辞めた時の年齢が高かったせいか、転職云々より定年後の身の処し方といった記述が目立ったし、銀行員としてもそれなりに成功された方だったが故に、やや視点が上から見下ろしているという感じがしました。前の会社で要職に就いていたプライドは捨て去るべきだ、とか、秘書にやらせていた事まで自分がやらなきゃいけないからといって、憤慨するな、とか。

私みたいに役職についている訳でもなければ、特別なスキルもない凡庸な人間の処し方についてはあまり触れられていません。わずかに、最終的に戻る場所は家族なのだから、家族は大切にすべし、という所だけは共感できました。ま、当家の場合は従っておかないとあとが怖いっていう方が正解なのですがね。

読み終わって、改めて自分は会社を辞めるのが怖いのか怖くないのか自問してみました。答えはやっぱり「怖い」。では一体何が怖いんでしょう?
①収入の道が断たれる事。これは確かに怖い。
②また収入が断たれることで家族が崩壊してしまう可能性も大です。これだって怖い。
③肩書きがなくなる。これについては何ともいえません。ただ総体的にみると会社に所属していないと身分証明がしにくく借金が気軽にできないという実際のデメリットはありますね。
④今よりも劣悪な環境での労働を余儀なくされる。なんだかんだ言っても現在の職場は私の二つの持病については理解を示してくれています。ただし、世間的にはまだこうした寛容な企業の方が少数派でしょう。産業医と契約する余裕のない企業だって多々あるでしょうし。労働そのものには耐えられても、人間関係に耐えられないでしょうね、いまの精神状態だと。そういう意味ではこれも怖い。
⑤落伍者と見なされる。多分一番の恐怖はこれでしょう。この歳になって言うのもなんですが、まだ私は親の教育の影響を多分に受けています。マインドコントロールと言ってもよいかもしれません。ひとつの企業で勤め上げられない中途半端な奴は次にどこへ行っても通用しない、という思い込みから自由になる事ができません。社会状況として転職がさほどめずらしくなくなってきている昨今でもあり、また友人にも転職を繰り返してステップアップして行った奴も少なくないというのに・・・。

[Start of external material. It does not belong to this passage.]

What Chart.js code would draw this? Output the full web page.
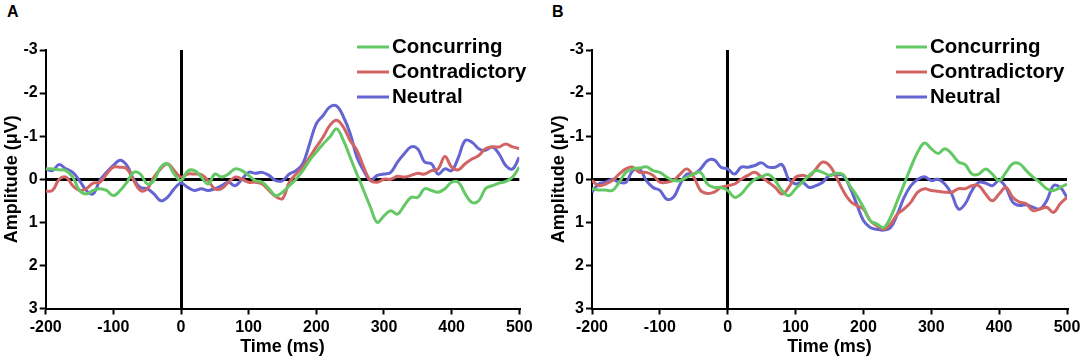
<!DOCTYPE html>
<html>
<head>
<meta charset="utf-8">
<script src="https://cdn.jsdelivr.net/npm/chart.js@4.4.1/dist/chart.umd.min.js"></script>
<style>
  body { margin: 0; background: #fff; width: 1084px; height: 361px; position: relative; overflow: hidden; }
  canvas { position: absolute; top: 0; }
  .tag { position: absolute; top: 3px; font: bold 16px "Liberation Sans", Arial, sans-serif; color: #000; }
</style>
</head>
<body>
<div class="tag" style="left:7px">A</div>
<div class="tag" style="left:552px">B</div>
<canvas id="chartA" width="542" height="361" style="left:0"></canvas>
<canvas id="chartB" width="538" height="361" style="left:546px"></canvas>
<script>
// time points (ms)
const times = [-200, -190, -180, -170, -160, -150, -140, -130, -120, -110,
  -100, -90, -80, -70, -60, -50, -40, -30, -20, -10,
  0, 10, 20, 30, 40, 50, 60, 70, 80, 90,
  100, 110, 120, 130, 140, 150, 160, 170, 180, 190,
  200, 210, 220, 230, 240, 250, 260, 270, 280, 290,
  300, 310, 320, 330, 340, 350, 360, 370, 380, 390,
  400, 410, 420, 430, 440, 450, 460, 470, 480, 490,
  500];

const seriesNames = ['Concurring', 'Contradictory', 'Neutral'];
const xTicks = [-200, -100, 0, 100, 200, 300, 400, 500];
const yTicks = [-3, -2, -1, 0, 1, 2, 3];

// panel A (µV)
const aConcurring = [-0.24, -0.24, -0.22, -0.2, -0.05, 0.26, 0.34, 0.26, 0.22, 0.26,
  0.38, 0.26, 0.07, -0.16, -0.12, 0.11, 0.03, -0.28, -0.36, -0.12,
  0.03, -0.19, -0.2, -0.05, 0.11, -0.12, -0.05, -0.12, -0.24, -0.2,
  -0.09, 0.03, 0.07, 0.22, 0.38, 0.3, 0.15, 0, -0.2, -0.44,
  -0.63, -0.82, -0.98, -1.17, -0.9, -0.51, -0.12, 0.26, 0.65, 1.0,
  0.85, 0.73, 0.81, 0.61, 0.42, 0.42, 0.22, 0.26, 0.3, 0.22,
  0.07, 0.07, 0.34, 0.54, 0.5, 0.22, 0.15, 0.09, 0.05, -0.05,
  -0.28];
const aContradictory = [0.28, 0.26, 0, -0.05, 0.15, 0.26, 0.22, 0.09, 0.07, -0.12,
  -0.28, -0.28, -0.24, 0.03, 0.26, 0.22, -0.05, -0.24, -0.36, -0.2,
  -0.05, -0.12, -0.12, -0.11, 0.03, 0.22, 0.22, 0.07, -0.05, 0,
  0.07, 0.07, 0.11, 0.26, 0.4, 0.45, 0.07, -0.12, -0.28, -0.51,
  -0.75, -0.98, -1.25, -1.37, -1.21, -0.9, -0.67, -0.28, 0.03, 0.07,
  0, 0, -0.07, -0.05, -0.09, -0.14, -0.12, -0.2, -0.24, -0.53,
  -0.28, -0.22, -0.36, -0.47, -0.55, -0.71, -0.75, -0.75, -0.82, -0.75,
  -0.71];
const aNeutral = [-0.24, -0.2, -0.34, -0.24, -0.16, 0.03, 0.26, 0.34, 0.03, -0.16,
  -0.32, -0.44, -0.32, 0, 0.19, 0.22, 0.34, 0.5, 0.42, 0.22,
  0.09, 0.19, 0.26, 0.22, 0.26, 0.22, 0.15, 0.07, 0.15, 0,
  -0.16, -0.14, -0.16, -0.09, 0.03, 0.03, -0.12, -0.2, -0.36, -0.82,
  -1.29, -1.48, -1.68, -1.7, -1.45, -1.06, -0.51, -0.2, 0.03, -0.09,
  -0.12, -0.16, -0.4, -0.59, -0.75, -0.7, -0.4, -0.36, -0.12, -0.24,
  -0.2, -0.51, -0.9, -0.86, -0.71, -0.67, -0.75, -0.59, -0.32, -0.24,
  -0.51];

// panel B (µV)
const bConcurring = [0.22, 0.25, 0.25, 0.26, 0.07, -0.16, -0.24, -0.26, -0.29, -0.2,
  -0.16, -0.05, 0.03, 0.03, -0.05, -0.12, -0.16, 0.11, 0.19, 0.19,
  0.26, 0.42, 0.34, 0.15, 0, -0.06, -0.11, 0.03, 0.26, 0.38,
  0.22, 0.07, -0.09, -0.2, -0.16, -0.09, -0.14, -0.11, 0.15, 0.38,
  0.65, 0.96, 1.04, 1.12, 0.88, 0.5, 0.11, -0.28, -0.63, -0.84,
  -0.71, -0.6, -0.71, -0.59, -0.4, -0.34, -0.12, -0.12, -0.24, -0.12,
  0.03, -0.16, -0.36, -0.36, -0.2, -0.05, 0.07, 0.22, 0.26, 0.19,
  0.11];
const bContradictory = [0.03, 0.15, 0.11, 0.03, -0.12, -0.24, -0.28, -0.16, -0.16, -0.09,
  0.07, 0.07, 0.03, -0.12, -0.24, -0.05, 0.26, 0.33, 0.3, 0.19,
  0.15, 0.11, 0, -0.09, -0.16, -0.05, 0.07, 0.19, 0.34, 0.19,
  -0.05, -0.09, -0.06, -0.24, -0.4, -0.32, -0.05, 0.26, 0.5, 0.61,
  0.69, 0.96, 1.08, 1.16, 1.04, 0.81, 0.69, 0.53, 0.3, 0.22,
  0.26, 0.28, 0.3, 0.3, 0.22, 0.22, 0.15, 0.15, 0.34, 0.5,
  0.34, 0.19, 0.42, 0.53, 0.57, 0.73, 0.69, 0.65, 0.77, 0.57,
  0.42];
const bNeutral = [0.3, 0.11, 0.07, 0, 0.07, 0.07, -0.2, -0.24, 0.03, 0.19,
  0.26, 0.46, 0.42, 0.11, -0.12, -0.12, -0.24, -0.43, -0.45, -0.28,
  -0.24, -0.12, -0.28, -0.28, -0.32, -0.38, -0.28, -0.28, -0.34, 0,
  0.11, 0.07, 0.19, 0.15, 0.07, -0.09, -0.1, -0.09, 0.19, 0.57,
  0.96, 1.12, 1.16, 1.18, 1.12, 0.81, 0.42, 0.15, 0, -0.06,
  0.03, 0, 0.11, 0.34, 0.69, 0.57, 0.26, 0.07, 0.09, 0.15,
  0.03, 0.19, 0.53, 0.61, 0.59, 0.65, 0.69, 0.5, 0.15, 0.19,
  0.42];

const colors = ['#64c864', '#d26464', '#6464d2'];
const FONT = '"Liberation Sans", Arial, Helvetica, sans-serif';

function pts(vals) {
  return times.map((t, i) => ({ x: t, y: vals[i] }));
}

function zeroOnly(ctx) {
  return ctx.tick && ctx.tick.value === 0 ? '#000' : 'rgba(0,0,0,0)';
}

// legend drawn inside the plot, top right
function legendPlugin(lineX0, lineX1, textX) {
  return {
    id: 'erpLegend',
    afterDraw(chart) {
      const c = chart.ctx;
      c.save();
      c.font = 'bold 20.5px ' + FONT;
      c.textBaseline = 'middle';
      c.fillStyle = '#000';
      seriesNames.forEach((name, i) => {
        const y = 47 + i * 25;
        c.strokeStyle = colors[i];
        c.lineWidth = 3;
        c.beginPath();
        c.moveTo(lineX0, y);
        c.lineTo(lineX1, y);
        c.stroke();
        c.fillText(name, textX, y);
      });
      c.restore();
    }
  };
}

function makeChart(id, series, p) {
  return new Chart(document.getElementById(id), {
    type: 'line',
    data: {
      datasets: series.map((vals, i) => ({
        label: seriesNames[i],
        data: pts(vals),
        borderColor: colors[i],
        borderWidth: 3,
        pointRadius: 0,
        tension: 0.4,
        fill: false
      }))
    },
    options: {
      responsive: false,
      animation: false,
      layout: { padding: { top: 50, right: p.padRight, bottom: 0, left: 0 } },
      plugins: { legend: { display: false }, tooltip: { enabled: false } },
      scales: {
        x: {
          type: 'linear',
          min: -200,
          max: 500,
          z: 1,
          afterBuildTicks: s => { s.ticks = xTicks.map(v => ({ value: v })); },
          afterFit: s => { s.height = 52.5; },
          ticks: { color: '#000', padding: 3, maxRotation: 0, font: { family: FONT, size: 16, weight: 'bold' } },
          grid: { color: zeroOnly, lineWidth: 3, tickColor: '#000', tickWidth: 2, tickLength: 6 },
          border: { display: true, color: '#000', width: 2 },
          title: { display: true, text: 'Time (ms)', color: '#000', padding: { top: 0, bottom: 3 }, font: { family: FONT, size: 18, weight: 'bold' } }
        },
        y: {
          min: -3,
          max: 3,
          reverse: true,
          z: 1,
          afterBuildTicks: s => { s.ticks = yTicks.map(v => ({ value: v })); },
          afterFit: s => { s.width = p.axisX; },
          ticks: { color: '#000', padding: 2, font: { family: FONT, size: 16, weight: 'bold' } },
          grid: { color: zeroOnly, lineWidth: 3, tickColor: '#000', tickWidth: 2, tickLength: 6 },
          border: { display: true, color: '#000', width: 2 },
          title: { display: true, text: 'Amplitude (μV)', color: '#000', padding: { top: p.titlePad, bottom: 0 }, font: { family: FONT, size: 18, weight: 'bold' } }
        }
      }
    },
    plugins: [legendPlugin(p.lineX0, p.lineX1, p.textX)]
  });
}

makeChart('chartA', [aConcurring, aContradictory, aNeutral],
  { axisX: 45.7, padRight: 22.7, titlePad: 1.5, lineX0: 357, lineX1: 389, textX: 392 });
makeChart('chartB', [bConcurring, bContradictory, bNeutral],
  { axisX: 46, padRight: 17, titlePad: 2.2, lineX0: 350, lineX1: 381, textX: 384 });
</script>
</body>
</html>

ざっと考えても、これだけの恐怖感がある訳で、これが解消されないうちは、いまの会社にしがみついていかなきゃいけなんでしょうね。アメリカに反発を感じながらも、その軍事力に防衛を頼っている日本みたいなもんでしょうか?あるいは心情的には嫌いだけど、経済的には日本に頼っている中国みたいなもんでしょうか?いずれにしても、私自身の感覚としてはどっちつかずの日々が続いています。